One of Kidd's strongest analyses concerns the relationship between revivalist theology and the political theories out of which emerged the American Revolution. Alan Heimert (Religion and the American Mind: From the Great Awakening to the American Revolution), Bernard Bailyn (The Ideological Origins of the American Revolution), and Mark Noll (Christians in the American Revolution) are just three of many who have written extensively on this subject and to whose works Kidd refers. His entire eighteenth chapter (appropriately entitled "The God of Glory is On Our Side") deals masterfully with this complex relationship.
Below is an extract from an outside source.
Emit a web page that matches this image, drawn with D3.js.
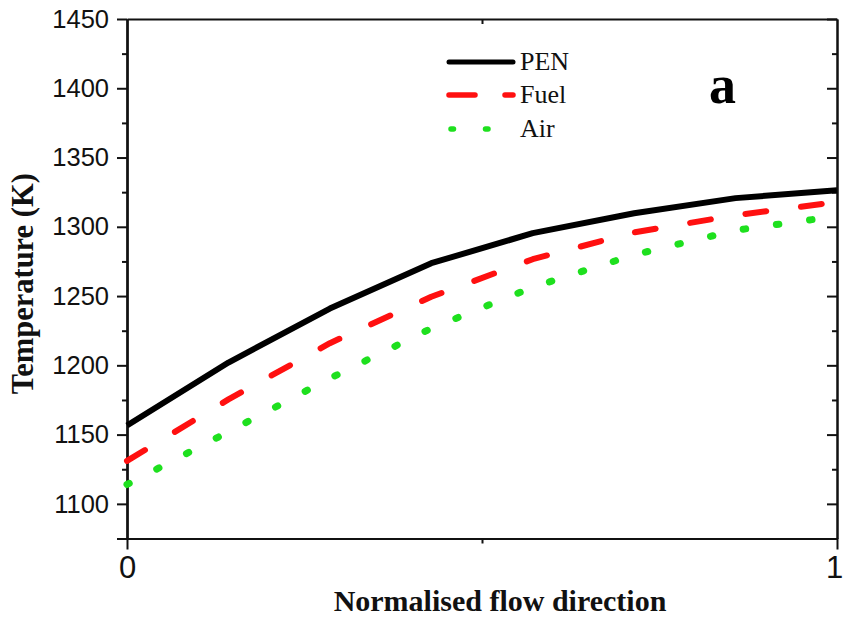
<!DOCTYPE html>
<html>
<head>
<meta charset="utf-8">
<script src="https://cdn.jsdelivr.net/npm/d3@7/dist/d3.min.js"></script>
<style>
  html, body { margin: 0; padding: 0; background: #fff; }
  svg { display: block; }
</style>
</head>
<body>
<svg id="chart" width="844" height="623"></svg>
<script>
// Temperature profiles along the normalised flow direction (x = k/7)
const flowPos = [0, 1/7, 2/7, 3/7, 4/7, 5/7, 6/7, 1];
const penTemp  = [1156.6, 1202.0, 1241.0, 1273.7, 1295.4, 1309.8, 1320.7, 1326.4];
const fuelTemp = [1131.0, 1175.4, 1216.0, 1249.5, 1276.6, 1296.0, 1308.4, 1317.8];
const airTemp  = [1114.0, 1152.0, 1190.6, 1226.7, 1256.4, 1279.8, 1297.5, 1307.7];

const seriesNames = ["PEN", "Fuel", "Air"];
const yMajorTicks = [1100, 1150, 1200, 1250, 1300, 1350, 1400, 1450];
const xTickLabels = [0, 1];

const svg = d3.select("#chart");
const m = { left: 127, right: 837, top: 19, bottom: 538.5 };

const x = d3.scaleLinear().domain([0, 1]).range([m.left, m.right]);
const y = d3.scaleLinear().domain([1075, 1450]).range([m.bottom, m.top]);

const yMinor = d3.range(1075, 1451, 25).filter(v => v % 50 !== 0);

const axisStroke = 2;

// Left axis: major ticks with labels, minor ticks without
const gLeft = svg.append("g").attr("transform", `translate(${m.left},0)`);
gLeft.call(d3.axisLeft(y).tickValues(yMajorTicks).tickSize(10).tickPadding(8)
  .tickFormat(d3.format("d")).tickSizeOuter(0));
gLeft.append("g").call(d3.axisLeft(y).tickValues(yMinor.filter(v => v !== 1075)).tickSize(5).tickFormat("").tickSizeOuter(0));
gLeft.append("g").call(d3.axisLeft(y).tickValues([1075]).tickSize(10).tickFormat("").tickSizeOuter(0));
gLeft.selectAll("text").attr("font-family", "'Liberation Sans', Arial, sans-serif")
  .attr("font-size", 25.5).attr("fill", "#111");

// Right axis: mirrored inward ticks
const gRight = svg.append("g").attr("transform", `translate(${m.right},0)`);
gRight.call(d3.axisRight(y).tickValues(yMajorTicks).tickSize(-10).tickFormat("").tickSizeOuter(0));
gRight.append("g").call(d3.axisRight(y).tickValues(yMinor).tickSize(-5).tickFormat("").tickSizeOuter(0));

// Bottom axis
const gBottom = svg.append("g").attr("transform", `translate(0,${m.bottom})`);
gBottom.call(d3.axisBottom(x).tickValues(xTickLabels).tickSize(11).tickPadding(6)
  .tickFormat(d3.format("d")).tickSizeOuter(0));
gBottom.append("g").call(d3.axisBottom(x).tickValues([0.5]).tickSize(5).tickFormat("").tickSizeOuter(0));
gBottom.selectAll("text").attr("font-family", "'Liberation Sans', Arial, sans-serif")
  .attr("font-size", 31).attr("fill", "#111")
  .attr("dx", d => d === 1 ? -3 : 0);

// Top axis
const gTop = svg.append("g").attr("transform", `translate(0,${m.top})`);
gTop.call(d3.axisTop(x).tickValues([0.5]).tickSize(-5).tickFormat("").tickSizeOuter(0));

svg.selectAll(".domain, .tick line").attr("stroke", "#111").attr("stroke-width", axisStroke);

// Axis titles
svg.append("text")
  .attr("transform", `translate(33,${(m.top + m.bottom) / 2 + 5}) rotate(-90)`)
  .attr("text-anchor", "middle")
  .attr("font-family", "'Liberation Serif', 'Times New Roman', serif")
  .attr("font-weight", "bold").attr("font-size", 30.5).attr("fill", "#111")
  .text("Temperature (K)");

svg.append("text")
  .attr("x", (m.left + m.right) / 2 + 18).attr("y", 611)
  .attr("text-anchor", "middle")
  .attr("font-family", "'Liberation Serif', 'Times New Roman', serif")
  .attr("font-weight", "bold").attr("font-size", 30).attr("fill", "#111")
  .text("Normalised flow direction");

// Series
const styles = {
  PEN:  { color: "#000000", width: 6, dash: null },
  Fuel: { color: "#ff1010", width: 6, dash: "21,35" },
  Air:  { color: "#1ee01e", width: 7, dash: "2.5,31" }
};
const series = [
  { name: "PEN", values: penTemp },
  { name: "Fuel", values: fuelTemp },
  { name: "Air", values: airTemp }
];

const line = d3.line().x((d, i) => x(flowPos[i])).y(d => y(d));

const plot = svg.append("g");
plot.selectAll("path.series").data(series).join("path")
  .attr("class", "series")
  .attr("d", s => line(s.values))
  .attr("fill", "none")
  .attr("stroke", s => styles[s.name].color)
  .attr("stroke-width", s => styles[s.name].width)
  .attr("stroke-linecap", s => s.name === "PEN" ? "butt" : "round")
  .attr("stroke-linejoin", "round")
  .attr("stroke-dasharray", s => styles[s.name].dash);

// Legend
const legendY = [62, 95, 129];
const legend = svg.append("g");
seriesNames.forEach((name, i) => {
  const st = styles[name];
  legend.append("line")
    .attr("x1", 449).attr("x2", 513)
    .attr("y1", legendY[i]).attr("y2", legendY[i])
    .attr("stroke", st.color)
    .attr("stroke-width", name === "PEN" ? 5 : 5.5)
    .attr("stroke-linecap", "round")
    .attr("stroke-dasharray", name === "Fuel" ? "26,30" : (name === "Air" ? "2.5,32" : null))
    .attr("stroke-dashoffset", name === "Air" ? -2 : 0);
  legend.append("text")
    .attr("x", 520).attr("y", legendY[i] + 8)
    .attr("font-family", "'Liberation Serif', 'Times New Roman', serif")
    .attr("font-size", 26).attr("fill", "#111")
    .text(name);
});

// Panel label
svg.append("text")
  .attr("x", 709).attr("y", 103)
  .attr("font-family", "'Liberation Serif', 'Times New Roman', serif")
  .attr("font-weight", "bold").attr("font-size", 54).attr("fill", "#000")
  .text("a");
</script>
</body>
</html>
He points out that among those whom he considers evangelicals there were four main groups: patriots (fully supportive of the revolutionary cause); reformists (who desired "revolution" within American social structures as much as in the colonies' relationship with Britain); loyalists (opposed to the revolution); and sojourners (who sought to remain aloof from the revolution because they "believed that the affairs of the Kingdom of God demanded detachment from the wars of nations"; 291). No one of these four was more evangelical or Christian than the others-a fascinating possible lesson for today's evangelical churches.

A final analysis that this reviewer found particularly enriching, given his personal theological interests, was on why the preaching of Jonathan Edwards made that preaching so powerful. Using the example of "Sinners in the Hands of an Angry God," Kidd points out:

"Sinners" used at least twenty metaphors to picture God's wrath building up against rebellious sinners, including a furnace burning, black storm clouds approaching, flood waters surging against a dam, and most famously, the spider dangling over fire….All of Edwards's listeners that day would have affirmed that this judgment awaited unforgiven sinners, but perhaps the doctrine had grown stale with familiarity. Edwards's vivid images may have awakened some previously passive residents, while other visitors may have come expecting to have another emotional encounter with God and got their wish. (105)

This series of metaphors designed to make the propositional truth about hell "affecting" was what, in human terms and according to Kidd, gave Edwards' preaching such power.

And that kind of goal also characterized Edwards' "positive" preaching as well. In a wonderfully appropriate turn of phrase, Kidd suggests that, more than anything else, Edwards sought raise his congregation's "esteem of Jesus" (119). Esteem is an attitude of heart founded upon propositional truth and it recalls Edwards' famous statement in his Treatise on Religious Affections: "No light in the understanding is good which does not produce holy affection in the heart." "Light in the understanding" is the necessary starting point, but it is just a starting point. Increasing one's hearers' "esteem for Jesus" is the ultimate goal of preaching!